Gong Meditation as an Evidence-Based Practice
Gong meditation gained visibility in the western world back in the 50s and 60s starting with the work of the late Christopher Cross who conducted sound baths using gongs at Woodstock and in Golden Gate Park in San Francisco, California. In the decades since then a number of practitioners and researchers have slowly added research data establishing efficacy of a variety of techniques that can potentially be used as mental health interventions. Unfortunately, the two fields (i.e., mental health and sound healing) remain to be integrated in any meaningful sense and often mental health practitioners view sound healing as quackery and sound healers view mental health practitioners as irrelevant and harmful to one’s well being due to the use of psychotropic medications.
There is a growing body of evidence supporting the use of sound healing techniques for mental health and well being. Research was conducted by a cohort of predominantly German scientist-practitioners in the late-Twentieth Century which showed measurable effects that were beneficial for those suffering from anxiety or stress. More recently, research has been published exploring the effects of playing a symphonic gong in individual as well as public settings. The two bodies of literature lack a grounding in quantitative data in order to lay the foundation for sound healing as an evidence-based practice for anxiety and possibly other mental disorders as defined in the Diagnostic and Statistical Manual for Mental Disorders.
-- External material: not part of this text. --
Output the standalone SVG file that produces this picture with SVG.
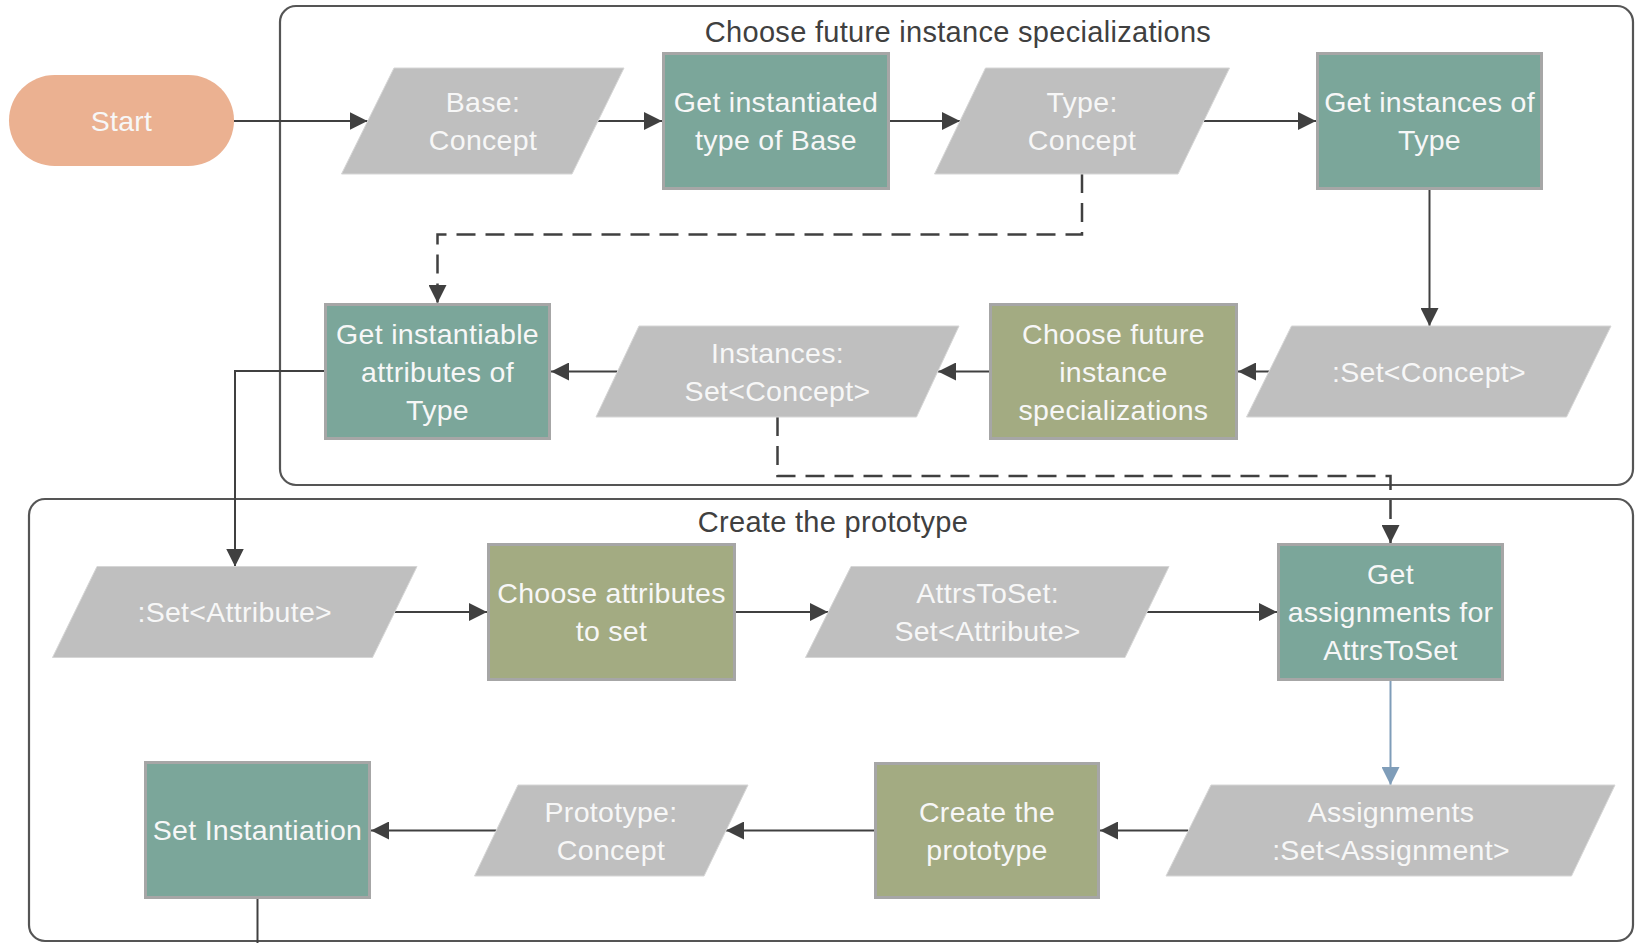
<svg xmlns="http://www.w3.org/2000/svg" width="1636" height="943" viewBox="0 0 1636 943">
<style>
text{font-family:"Liberation Sans",Arial,sans-serif;font-size:28.5px;letter-spacing:0.3px;text-anchor:middle}
.t{fill:#F7F7F7}
.title{fill:#404040;font-size:29px}
.box{stroke:#A6A6A6;stroke-width:3}
.teal{fill:#7BA69A}
.olive{fill:#A3AB82}
.data{fill:#BFBFBF;stroke:#D6D6D6;stroke-width:1}
.cont{fill:none;stroke:#555555;stroke-width:2.2}
.c{fill:none;stroke:#404040;stroke-width:2}
.d{stroke-dasharray:19 10;stroke-width:2.5}
.blue{stroke:#7F9DB9}
</style>
<defs>
<marker id="a" markerUnits="userSpaceOnUse" markerWidth="18" markerHeight="18" refX="18" refY="9" orient="auto"><path d="M0,0 L18,9 L0,18 z" fill="#404040"/></marker>
<marker id="ab" markerUnits="userSpaceOnUse" markerWidth="18" markerHeight="18" refX="18" refY="9" orient="auto"><path d="M0,0 L18,9 L0,18 z" fill="#7F9DB9"/></marker>
</defs>
<g id="container-choose">
<rect class="cont" x="280" y="6" width="1353" height="479" rx="16"/>
<text class="title" x="958" y="42">Choose future instance specializations</text>
</g>
<g id="container-create">
<rect class="cont" x="29" y="499" width="1604" height="442" rx="16"/>
<text class="title" x="833" y="532">Create the prototype</text>
</g>
<g id="connectors">
<path class="c" d="M234,121 H367.5" marker-end="url(#a)"/>
<path class="c" d="M598,121 H662" marker-end="url(#a)"/>
<path class="c" d="M890,121 H960" marker-end="url(#a)"/>
<path class="c" d="M1204,121 H1316" marker-end="url(#a)"/>
<path class="c" d="M1429.5,190 V326" marker-end="url(#a)"/>
<path class="c" d="M1269,371.5 H1238" marker-end="url(#a)"/>
<path class="c" d="M989,371.5 H938" marker-end="url(#a)"/>
<path class="c" d="M617.5,371.5 H551" marker-end="url(#a)"/>
<path class="c d" d="M1082,174 V234.5 H437.5 V303" marker-end="url(#a)"/>
<path class="c d" d="M777.5,417 V476 H1390.5 V543" marker-end="url(#a)"/>
<path class="c" d="M324,371 H235 V566.5" marker-end="url(#a)"/>
<path class="c" d="M395,612 H487" marker-end="url(#a)"/>
<path class="c" d="M736,612 H828" marker-end="url(#a)"/>
<path class="c" d="M1147,612 H1277" marker-end="url(#a)"/>
<path class="c blue" d="M1390.5,681 V785" marker-end="url(#ab)"/>
<path class="c" d="M1188,830.5 H1100" marker-end="url(#a)"/>
<path class="c" d="M874,830.5 H726" marker-end="url(#a)"/>
<path class="c" d="M496.5,830.5 H371" marker-end="url(#a)"/>
<path class="c" d="M257.5,899 V943"/>
</g>
<g id="start">
<rect x="9" y="75" width="225" height="91" rx="45.5" fill="#EBB191"/>
<text class="t" x="121.5" y="131">Start</text>
</g>
<g id="base">
<polygon class="data" points="394,68 624,68 572,174 341.5,174"/>
<text class="t" x="483" y="112">Base:</text>
<text class="t" x="483" y="150">Concept</text>
</g>
<g id="get-instantiated-type">
<rect class="box teal" x="663.5" y="53.5" width="225" height="135"/>
<text class="t" x="776" y="112">Get instantiated</text>
<text class="t" x="776" y="150">type of Base</text>
</g>
<g id="type">
<polygon class="data" points="985.5,68 1229.5,68 1178,174 934.5,174"/>
<text class="t" x="1082" y="112">Type:</text>
<text class="t" x="1082" y="150">Concept</text>
</g>
<g id="get-instances">
<rect class="box teal" x="1317.5" y="53.5" width="224" height="135"/>
<text class="t" x="1429.5" y="112">Get instances of</text>
<text class="t" x="1429.5" y="150">Type</text>
</g>
<g id="set-concept">
<polygon class="data" points="1291.5,326 1611,326 1566.5,417 1246.5,417"/>
<text class="t" x="1429" y="381.5">:Set&lt;Concept&gt;</text>
</g>
<g id="choose-future">
<rect class="box olive" x="990.5" y="304.5" width="246" height="134"/>
<text class="t" x="1113.5" y="343.5">Choose future</text>
<text class="t" x="1113.5" y="381.5">instance</text>
<text class="t" x="1113.5" y="419.5">specializations</text>
</g>
<g id="instances">
<polygon class="data" points="639,326 959,326 916.5,417 596,417"/>
<text class="t" x="777.5" y="362.5">Instances:</text>
<text class="t" x="777.5" y="400.5">Set&lt;Concept&gt;</text>
</g>
<g id="get-instantiable">
<rect class="box teal" x="325.5" y="304.5" width="224" height="134"/>
<text class="t" x="437.5" y="343.5">Get instantiable</text>
<text class="t" x="437.5" y="381.5">attributes of</text>
<text class="t" x="437.5" y="419.5">Type</text>
</g>
<g id="set-attribute">
<polygon class="data" points="97,566.5 417,566.5 372.5,657.5 52.5,657.5"/>
<text class="t" x="234.75" y="622">:Set&lt;Attribute&gt;</text>
</g>
<g id="choose-attributes">
<rect class="box olive" x="488.5" y="544.5" width="246" height="135"/>
<text class="t" x="611.5" y="603">Choose attributes</text>
<text class="t" x="611.5" y="641">to set</text>
</g>
<g id="attrs-to-set">
<polygon class="data" points="851,566.5 1169,566.5 1125,657.5 805.5,657.5"/>
<text class="t" x="987.6" y="603">AttrsToSet:</text>
<text class="t" x="987.6" y="641">Set&lt;Attribute&gt;</text>
</g>
<g id="get-assignments">
<rect class="box teal" x="1278.5" y="544.5" width="224" height="135"/>
<text class="t" x="1390.5" y="584">Get</text>
<text class="t" x="1390.5" y="622">assignments for</text>
<text class="t" x="1390.5" y="660">AttrsToSet</text>
</g>
<g id="assignments">
<polygon class="data" points="1211,785 1615,785 1571.5,876 1166,876"/>
<text class="t" x="1391" y="821.5">Assignments</text>
<text class="t" x="1391" y="859.5">:Set&lt;Assignment&gt;</text>
</g>
<g id="create-prototype">
<rect class="box olive" x="875.5" y="763.5" width="223" height="134"/>
<text class="t" x="987" y="821.5">Create the</text>
<text class="t" x="987" y="859.5">prototype</text>
</g>
<g id="prototype">
<polygon class="data" points="518,785 748,785 704,876 474.5,876"/>
<text class="t" x="611" y="821.5">Prototype:</text>
<text class="t" x="611" y="859.5">Concept</text>
</g>
<g id="set-instantiation">
<rect class="box teal" x="145.5" y="762.5" width="224" height="135"/>
<text class="t" x="257.5" y="840">Set Instantiation</text>
</g>
</svg>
Future Clinical Research Studying Gong Meditation
Dr. Khalsa is focused on establishing the use of gong meditation in a clinical setting in clinically valid way that shows measurable benefits. This may be at odds with established esoteric practices and techniques given the free-flow, improvised nature of gong meditation and sound baths. Gong meditation as a mental health intervention is conceived as an adjunct treatment and possibly a replacement for medication which is administered on a daily schedule in regular doses. For gong meditation to integrate into the field of mental health, it needs to be “administered” on a daily schedule and in a repeatable way the can be compared to medication.
Gong meditation as an evidence-based practice for anxiety is not intended to replace the esoteric practice of sound bath. Rather, it is intended to bring healing and improve well being for those who might otherwise rely solely on medication for treatment of anxiety. By adding gong meditation as an evidence-based practice, individuals will potentially be able to receive a non-invasive treatment with few if any side effects that would be covered by their insurance.